# Last Minute SXM tips - leaving Saturday



## Skinsfan1311 (Aug 26, 2015)

Belair Beach Hotel, in Little Bay, and will have a rental car. If we land on time, we may hit a grocery store, and stock up, or hold off until the next morning.

I'm tempted to do the latter, as I'd hate to waste beach time, at a grocery store. I understand that dining choices are somewhat limited in Little Bay.

We're beach people, and we like to eat. My wife enjoys tropical drinks & I drink beer. I dive, but am leaving my gear at home, as we're celebrating our anniversary,(28 yrs and counting!). We'll have masks & snorkels. Except for a visit to Maho and, possibly, Anguilla, we have no plans etched in stone. The idea, is to cruise around the island, and hit some beaches.

With that in mind, I have a few questions, and any, and all, tips, would be greatly appreciated.

What grocery store and where's a good place to grab a bite, that's not too far from the resort? Pub grub is fine. We typically eschew any type of tour, but we're open-minded about it. Maybe a 1/2 day explore the island type of thing, like they do in cruises? Or, since we have a car, would that be a waste of time?

We're thinking of splurging for a cab, one night, so we can do some dinner, dancing and a few cocktails. Bearing in mind that it's the low season, where do you suggest that we can go, for that "cab splurge" night. We're not big gamblers, but wouldn't rule out a casino that evening.

A buddy of mine suggested a few of the following places: Driftwood Boat Bar,(near Sunset Beach Bar), Simpson Bay Yacht Club,("killer grouper fingers"), Rosies, at Mullet Beach

Oh...forgot to mention, I'm cheap! (and proud of it), so any money-saving tips would be appreciated.

Thank you very.much!!


----------



## scotlass (Aug 28, 2015)

For groceries, the store at the Divi next door to Belair has a good inventory and would mean you don't have to stop on the way.  They also have a snack bar where you can get lunch.  I believe Belair has one as well.  I hope this helps.  Enjoy!


----------



## Bucky (Aug 28, 2015)

Rather than go grocery shopping try Shop n Drop https://www.shopndropgrocerysxm.com/ We've used them and it was great. She works directly with the timeshares and when you arrive your groceries are already in the refrigerator or cupboards. Great service and Jeannie is wonderful.
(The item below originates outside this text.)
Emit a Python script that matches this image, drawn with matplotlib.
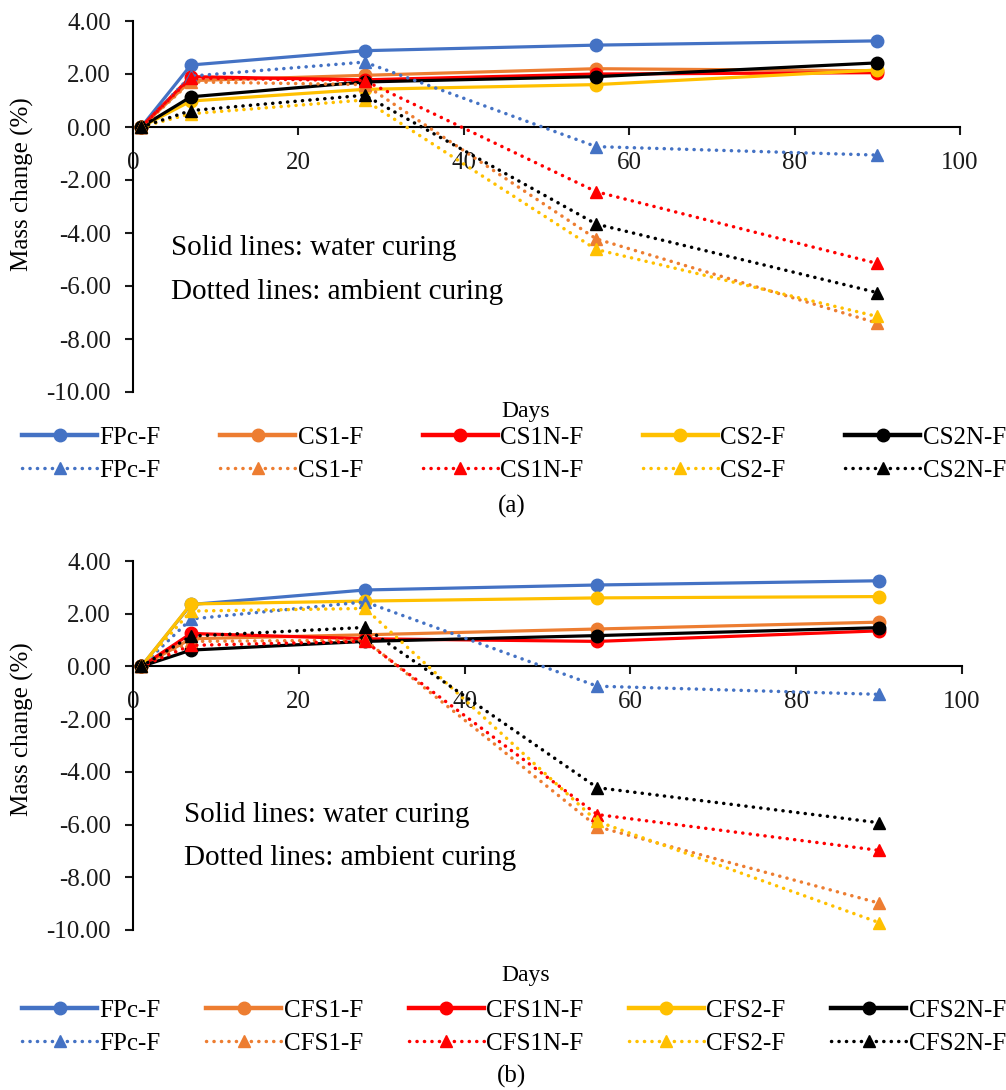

You will get a much more detailed response to your questions by also visiting the St Martin board of Travel Talk Online. All the island info you could ever need http://www.traveltalkonline.com/forums/postlist.php?Cat=0&Board=stmartin&page=0


----------



## Skinsfan1311 (Aug 28, 2015)

Thanks everyone!


----------



## Gaozhen (Sep 9, 2015)

We stayed at the Belair and had a car (visited in March) and would recommend that you consider one. Heaps of great restaurants, and a shopping market about a 5 minute drive away. We made breakfast and lunch at home, and went out to dinner every night since the food was so excellent. Totally worth driving! A rental was about $225 for the week if I recall correctly.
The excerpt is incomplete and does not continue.